I narrowed my eyes at him. “You made sure of that? How?”
“I always ate a powerful herb before I lay with a woman.” Indu lowered his eyes when he said that, his dark olive skin flushing subtly in embarrassment. “That’s how to ensure that your child will be a girl.”
“Why?” I asked, and Pan looked back at me, his eyes pained and flickering with something darker. “Why was it so important to you to have daughters?”
“For the thrimavolk, of course,” Indu replied, like that would be obvious.
“And what are the thrimavolk?” I asked.
“We are the only warriors strong enough to protect the kingdoms, not just from our world but the next,” a strong female voice announced.
I jumped in surprise—I’d been so focused on Indu, I hadn’t seen two tall young women come striding down the hall toward us.
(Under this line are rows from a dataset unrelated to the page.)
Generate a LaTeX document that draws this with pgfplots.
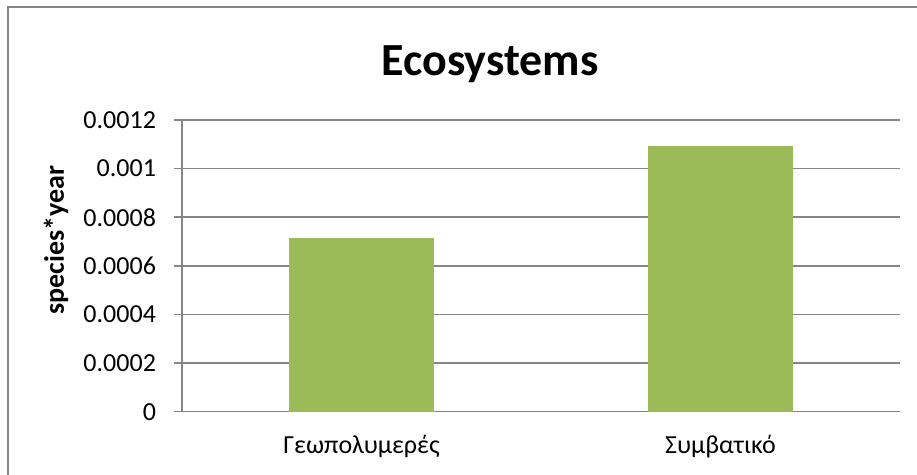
\documentclass[border=0pt]{standalone}
\usepackage{pgfplots}
\pgfplotsset{compat=1.18}
\usepackage{fontspec}
\setmainfont{Carlito}
\definecolor{barGreen}{HTML}{9BBB59}
\definecolor{axGray}{HTML}{868686}
\begin{document}
\begin{tikzpicture}
\useasboundingbox (0,0) rectangle (458.5pt,237.5pt);
% chart frame
\draw[axGray, line width=0.65pt] (4pt,-20pt) rectangle (475pt,234pt);
\begin{axis}[
  at={(91pt,31.65pt)}, anchor=south west,
  scale only axis, width=359pt, height=145.85pt,
  xmin=-0.5, xmax=1.5, ymin=0, ymax=0.0012,
  axis x line*=bottom, axis y line*=left,
  axis line style={axGray, line width=0.75pt},
  xtick={0,1}, xticklabels={Γεωπολυμερές, Συμβατικό},
  major x tick style={draw=none},
  extra x ticks={-0.5,0.5,1.5}, extra x tick labels={},
  extra x tick style={major tick length=4pt, tick align=outside,
    tick style={axGray, line width=0.75pt}, grid=none},
  ytick={0,0.0002,0.0004,0.0006,0.0008,0.001,0.0012},
  yticklabels={0,0.0002,0.0004,0.0006,0.0008,0.001,0.0012},
  scaled y ticks=false,
  ytick style={axGray, line width=0.75pt},
  major tick length=4pt, tick align=outside,
  ymajorgrids, major grid style={axGray, line width=0.75pt},
  ticklabel style={font=\fontsize{13}{15}\selectfont, text=black},
  yticklabel style={xshift=-5.5pt},
  xticklabel style={yshift=-4pt},
  title={Ecosystems},
  title style={font=\bfseries\fontsize{23}{27}\selectfont, at={(rel axis cs:0.429,1.1131)}, anchor=base},
  ylabel={species*year},
  ylabel style={font=\bfseries\fontsize{14}{16}\selectfont, at={(rel axis cs:-0.1755,0.5886)}, anchor=center},
  ybar, bar width=0.4,
]
\addplot[fill=barGreen, draw=barGreen] coordinates {(0,0.000714) (1,0.001093)};
\end{axis}
\end{tikzpicture}
\end{document}
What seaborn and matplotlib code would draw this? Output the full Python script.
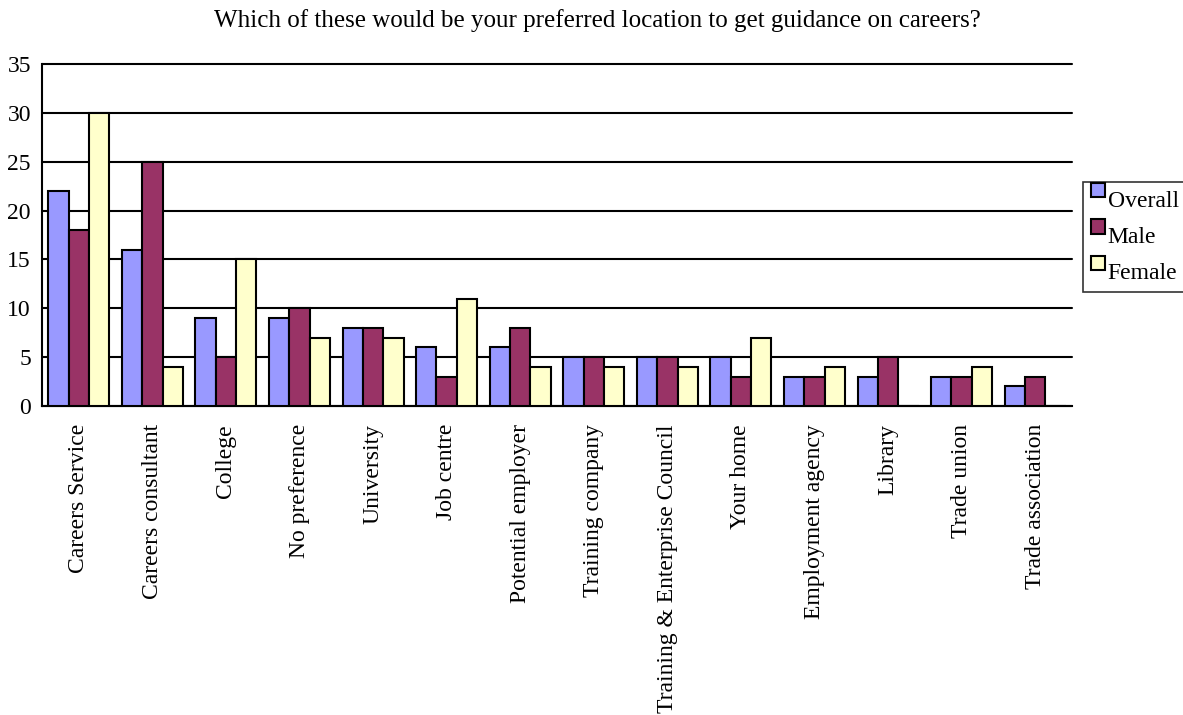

They wore long tunics similar to Indu’s, except theirs were dark red and cinched around the waist with a black fabric belt.
The features of the girls were dramatically different—the one on the left was blond, blue-eyed, stick-thin, and the other slightly shorter, with tawny skin and dark eyes—but their hair was styled exactly the same. Long hair pulled back, with multiple braids tight to the scalp and interwoven with dyed leather straps, until they came out in ponytails. And they each wore two solid lines of cobalt and white painted from eye to eye above bold red lips, an effect that looked more like war paint than makeup.
It was the blond one talking, her voice deep with an accent heavy on her vowels. “And when the time comes, we will be the only ones strong enough to cross the bridge and take back what is ours.”
They walked right up to us and stopped in unison, like trained soldiers.
Pan moved back and put his arm around my shoulders. “Oh. Wow. That is quite the mission statement.”
“You guys definitely have more exciting job descriptions than we do,” I agreed with an uneasy smile.